# [Aim]
Copy nothing but the text: reproduce each line of the listing exactly and leave the pictures out.

# [Provided data]
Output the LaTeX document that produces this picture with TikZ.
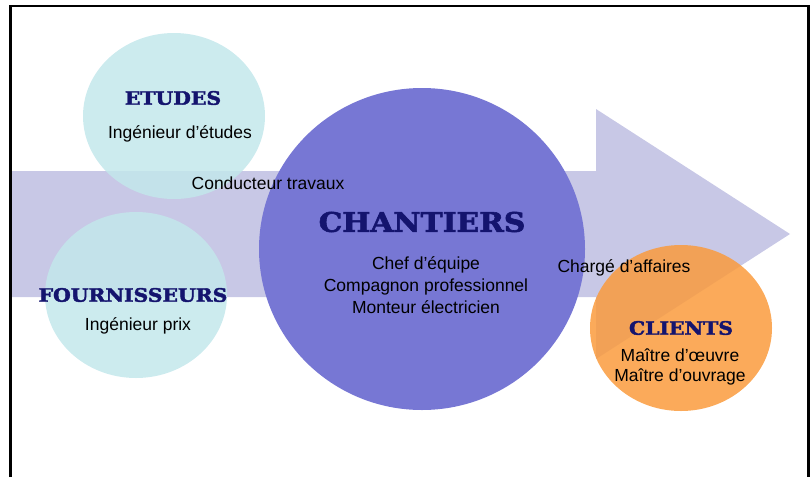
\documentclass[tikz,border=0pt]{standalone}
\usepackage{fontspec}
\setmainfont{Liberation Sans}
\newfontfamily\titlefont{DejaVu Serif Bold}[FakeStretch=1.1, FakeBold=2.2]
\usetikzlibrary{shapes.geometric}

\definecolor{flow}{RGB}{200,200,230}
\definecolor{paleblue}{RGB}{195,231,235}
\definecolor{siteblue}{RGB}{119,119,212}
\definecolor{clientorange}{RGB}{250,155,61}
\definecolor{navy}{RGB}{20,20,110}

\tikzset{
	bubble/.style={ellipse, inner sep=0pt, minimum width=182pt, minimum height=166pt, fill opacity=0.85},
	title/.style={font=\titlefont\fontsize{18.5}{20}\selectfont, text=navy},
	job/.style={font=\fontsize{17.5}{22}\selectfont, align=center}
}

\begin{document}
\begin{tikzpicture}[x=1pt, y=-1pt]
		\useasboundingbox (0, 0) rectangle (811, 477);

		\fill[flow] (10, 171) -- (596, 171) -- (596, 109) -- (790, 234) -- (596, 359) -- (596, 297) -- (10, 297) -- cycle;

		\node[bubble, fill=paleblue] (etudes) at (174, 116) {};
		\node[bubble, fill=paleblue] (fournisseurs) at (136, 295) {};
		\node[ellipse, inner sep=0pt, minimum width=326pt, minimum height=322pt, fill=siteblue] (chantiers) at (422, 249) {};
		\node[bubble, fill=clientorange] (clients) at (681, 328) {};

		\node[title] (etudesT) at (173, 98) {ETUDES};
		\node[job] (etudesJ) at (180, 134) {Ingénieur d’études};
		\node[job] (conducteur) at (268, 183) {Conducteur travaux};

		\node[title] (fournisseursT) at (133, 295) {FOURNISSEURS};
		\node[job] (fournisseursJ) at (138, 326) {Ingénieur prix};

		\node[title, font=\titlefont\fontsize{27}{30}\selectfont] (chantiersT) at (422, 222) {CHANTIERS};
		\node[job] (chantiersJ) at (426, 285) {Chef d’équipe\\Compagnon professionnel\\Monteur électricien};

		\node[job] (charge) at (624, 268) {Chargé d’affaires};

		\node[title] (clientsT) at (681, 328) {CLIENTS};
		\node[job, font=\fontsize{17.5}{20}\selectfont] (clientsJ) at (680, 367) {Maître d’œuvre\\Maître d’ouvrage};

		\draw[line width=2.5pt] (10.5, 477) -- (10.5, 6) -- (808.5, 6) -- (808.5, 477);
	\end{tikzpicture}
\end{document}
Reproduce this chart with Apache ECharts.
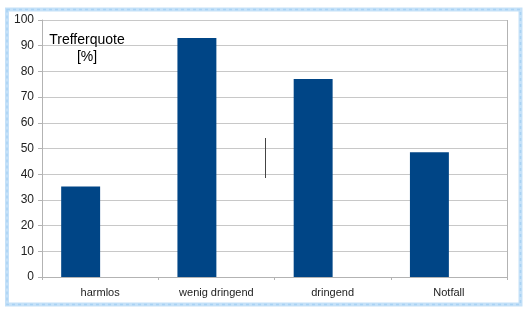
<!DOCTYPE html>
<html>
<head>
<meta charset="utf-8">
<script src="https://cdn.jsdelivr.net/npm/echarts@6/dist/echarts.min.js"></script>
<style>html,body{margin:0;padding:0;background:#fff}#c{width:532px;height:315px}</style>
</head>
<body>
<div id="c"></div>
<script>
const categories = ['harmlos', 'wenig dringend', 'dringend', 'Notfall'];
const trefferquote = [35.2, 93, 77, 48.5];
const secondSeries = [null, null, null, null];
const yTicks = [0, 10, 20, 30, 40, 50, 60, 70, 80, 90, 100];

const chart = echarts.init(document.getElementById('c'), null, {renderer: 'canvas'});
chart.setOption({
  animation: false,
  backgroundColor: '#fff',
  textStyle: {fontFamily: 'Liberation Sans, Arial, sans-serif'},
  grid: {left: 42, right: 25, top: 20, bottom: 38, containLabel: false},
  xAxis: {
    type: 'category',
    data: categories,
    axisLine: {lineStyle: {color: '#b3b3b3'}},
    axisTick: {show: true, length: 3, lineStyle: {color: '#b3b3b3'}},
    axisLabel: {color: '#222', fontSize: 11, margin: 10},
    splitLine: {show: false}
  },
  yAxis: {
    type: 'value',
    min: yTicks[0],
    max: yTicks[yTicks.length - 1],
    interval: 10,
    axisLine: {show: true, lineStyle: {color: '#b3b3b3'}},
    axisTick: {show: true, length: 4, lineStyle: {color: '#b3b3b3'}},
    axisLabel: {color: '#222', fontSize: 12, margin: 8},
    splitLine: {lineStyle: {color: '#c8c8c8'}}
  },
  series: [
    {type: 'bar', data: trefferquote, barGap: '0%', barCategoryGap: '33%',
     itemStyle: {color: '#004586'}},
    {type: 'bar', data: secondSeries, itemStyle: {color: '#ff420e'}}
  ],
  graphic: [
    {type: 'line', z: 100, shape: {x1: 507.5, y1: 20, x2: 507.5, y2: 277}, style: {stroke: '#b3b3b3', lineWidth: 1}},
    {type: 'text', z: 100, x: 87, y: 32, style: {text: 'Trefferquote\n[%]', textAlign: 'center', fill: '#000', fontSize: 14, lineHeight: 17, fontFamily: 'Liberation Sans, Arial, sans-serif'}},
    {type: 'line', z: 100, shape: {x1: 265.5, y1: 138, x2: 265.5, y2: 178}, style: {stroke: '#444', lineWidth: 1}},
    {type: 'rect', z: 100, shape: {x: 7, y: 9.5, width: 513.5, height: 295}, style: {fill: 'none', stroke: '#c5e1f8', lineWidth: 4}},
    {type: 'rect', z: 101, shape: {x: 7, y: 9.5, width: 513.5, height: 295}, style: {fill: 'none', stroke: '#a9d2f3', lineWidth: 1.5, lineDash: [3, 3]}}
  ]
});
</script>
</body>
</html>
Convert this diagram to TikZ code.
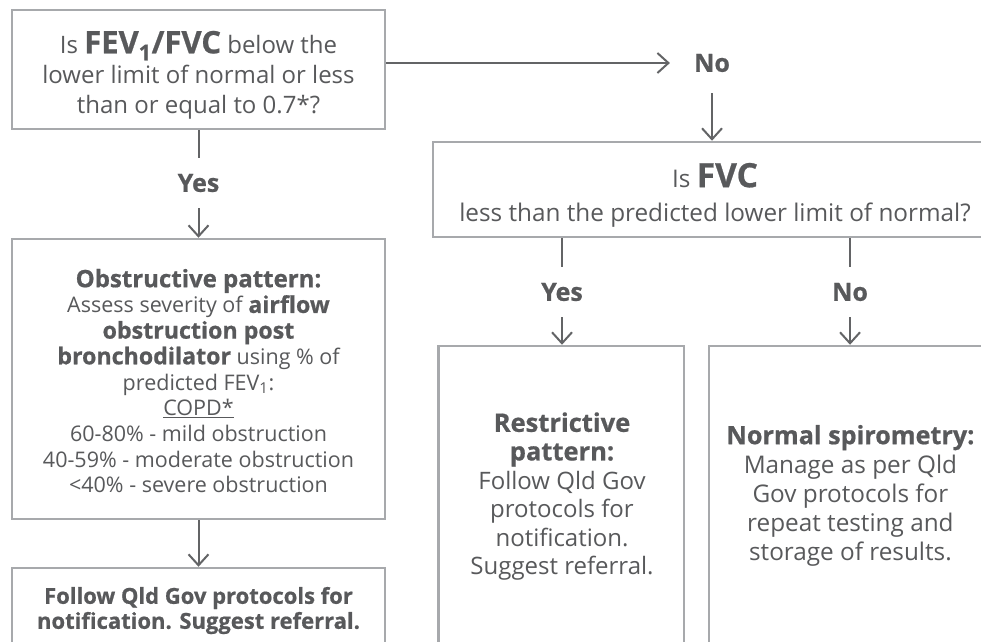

# [Solution to this task]
Output the LaTeX document that produces this picture with TikZ.
\documentclass[tikz,border=0pt]{standalone}
\usepackage{fontspec}
\setmainfont{Liberation Sans}
\newfontfamily\titlefont{DejaVu Serif Bold}[FakeStretch=1.1, FakeBold=2.2]
\usetikzlibrary{shapes.geometric}

\definecolor{flow}{RGB}{200,200,230}
\definecolor{paleblue}{RGB}{195,231,235}
\definecolor{siteblue}{RGB}{119,119,212}
\definecolor{clientorange}{RGB}{250,155,61}
\definecolor{navy}{RGB}{20,20,110}

\tikzset{
	bubble/.style={ellipse, inner sep=0pt, minimum width=182pt, minimum height=166pt, fill opacity=0.85},
	title/.style={font=\titlefont\fontsize{18.5}{20}\selectfont, text=navy},
	job/.style={font=\fontsize{17.5}{22}\selectfont, align=center}
}

\begin{document}
\begin{tikzpicture}[x=1pt, y=-1pt]
		\useasboundingbox (0, 0) rectangle (811, 477);

		\fill[flow] (10, 171) -- (596, 171) -- (596, 109) -- (790, 234) -- (596, 359) -- (596, 297) -- (10, 297) -- cycle;

		\node[bubble, fill=paleblue] (etudes) at (174, 116) {};
		\node[bubble, fill=paleblue] (fournisseurs) at (136, 295) {};
		\node[ellipse, inner sep=0pt, minimum width=326pt, minimum height=322pt, fill=siteblue] (chantiers) at (422, 249) {};
		\node[bubble, fill=clientorange] (clients) at (681, 328) {};

		\node[title] (etudesT) at (173, 98) {ETUDES};
		\node[job] (etudesJ) at (180, 134) {Ingénieur d’études};
		\node[job] (conducteur) at (268, 183) {Conducteur travaux};

		\node[title] (fournisseursT) at (133, 295) {FOURNISSEURS};
		\node[job] (fournisseursJ) at (138, 326) {Ingénieur prix};

		\node[title, font=\titlefont\fontsize{27}{30}\selectfont] (chantiersT) at (422, 222) {CHANTIERS};
		\node[job] (chantiersJ) at (426, 285) {Chef d’équipe\\Compagnon professionnel\\Monteur électricien};

		\node[job] (charge) at (624, 268) {Chargé d’affaires};

		\node[title] (clientsT) at (681, 328) {CLIENTS};
		\node[job, font=\fontsize{17.5}{20}\selectfont] (clientsJ) at (680, 367) {Maître d’œuvre\\Maître d’ouvrage};

		\draw[line width=2.5pt] (10.5, 477) -- (10.5, 6) -- (808.5, 6) -- (808.5, 477);
	\end{tikzpicture}
\end{document}
Reproduce this chart with Apache ECharts.
<!DOCTYPE html>
<html>
<head>
<meta charset="utf-8">
<script src="https://cdn.jsdelivr.net/npm/echarts@6/dist/echarts.min.js"></script>
<style>html,body{margin:0;padding:0;background:#fff}#c{width:532px;height:315px}</style>
</head>
<body>
<div id="c"></div>
<script>
const categories = ['harmlos', 'wenig dringend', 'dringend', 'Notfall'];
const trefferquote = [35.2, 93, 77, 48.5];
const secondSeries = [null, null, null, null];
const yTicks = [0, 10, 20, 30, 40, 50, 60, 70, 80, 90, 100];

const chart = echarts.init(document.getElementById('c'), null, {renderer: 'canvas'});
chart.setOption({
  animation: false,
  backgroundColor: '#fff',
  textStyle: {fontFamily: 'Liberation Sans, Arial, sans-serif'},
  grid: {left: 42, right: 25, top: 20, bottom: 38, containLabel: false},
  xAxis: {
    type: 'category',
    data: categories,
    axisLine: {lineStyle: {color: '#b3b3b3'}},
    axisTick: {show: true, length: 3, lineStyle: {color: '#b3b3b3'}},
    axisLabel: {color: '#222', fontSize: 11, margin: 10},
    splitLine: {show: false}
  },
  yAxis: {
    type: 'value',
    min: yTicks[0],
    max: yTicks[yTicks.length - 1],
    interval: 10,
    axisLine: {show: true, lineStyle: {color: '#b3b3b3'}},
    axisTick: {show: true, length: 4, lineStyle: {color: '#b3b3b3'}},
    axisLabel: {color: '#222', fontSize: 12, margin: 8},
    splitLine: {lineStyle: {color: '#c8c8c8'}}
  },
  series: [
    {type: 'bar', data: trefferquote, barGap: '0%', barCategoryGap: '33%',
     itemStyle: {color: '#004586'}},
    {type: 'bar', data: secondSeries, itemStyle: {color: '#ff420e'}}
  ],
  graphic: [
    {type: 'line', z: 100, shape: {x1: 507.5, y1: 20, x2: 507.5, y2: 277}, style: {stroke: '#b3b3b3', lineWidth: 1}},
    {type: 'text', z: 100, x: 87, y: 32, style: {text: 'Trefferquote\n[%]', textAlign: 'center', fill: '#000', fontSize: 14, lineHeight: 17, fontFamily: 'Liberation Sans, Arial, sans-serif'}},
    {type: 'line', z: 100, shape: {x1: 265.5, y1: 138, x2: 265.5, y2: 178}, style: {stroke: '#444', lineWidth: 1}},
    {type: 'rect', z: 100, shape: {x: 7, y: 9.5, width: 513.5, height: 295}, style: {fill: 'none', stroke: '#c5e1f8', lineWidth: 4}},
    {type: 'rect', z: 101, shape: {x: 7, y: 9.5, width: 513.5, height: 295}, style: {fill: 'none', stroke: '#a9d2f3', lineWidth: 1.5, lineDash: [3, 3]}}
  ]
});
</script>
</body>
</html>
Convert this diagram to TikZ code.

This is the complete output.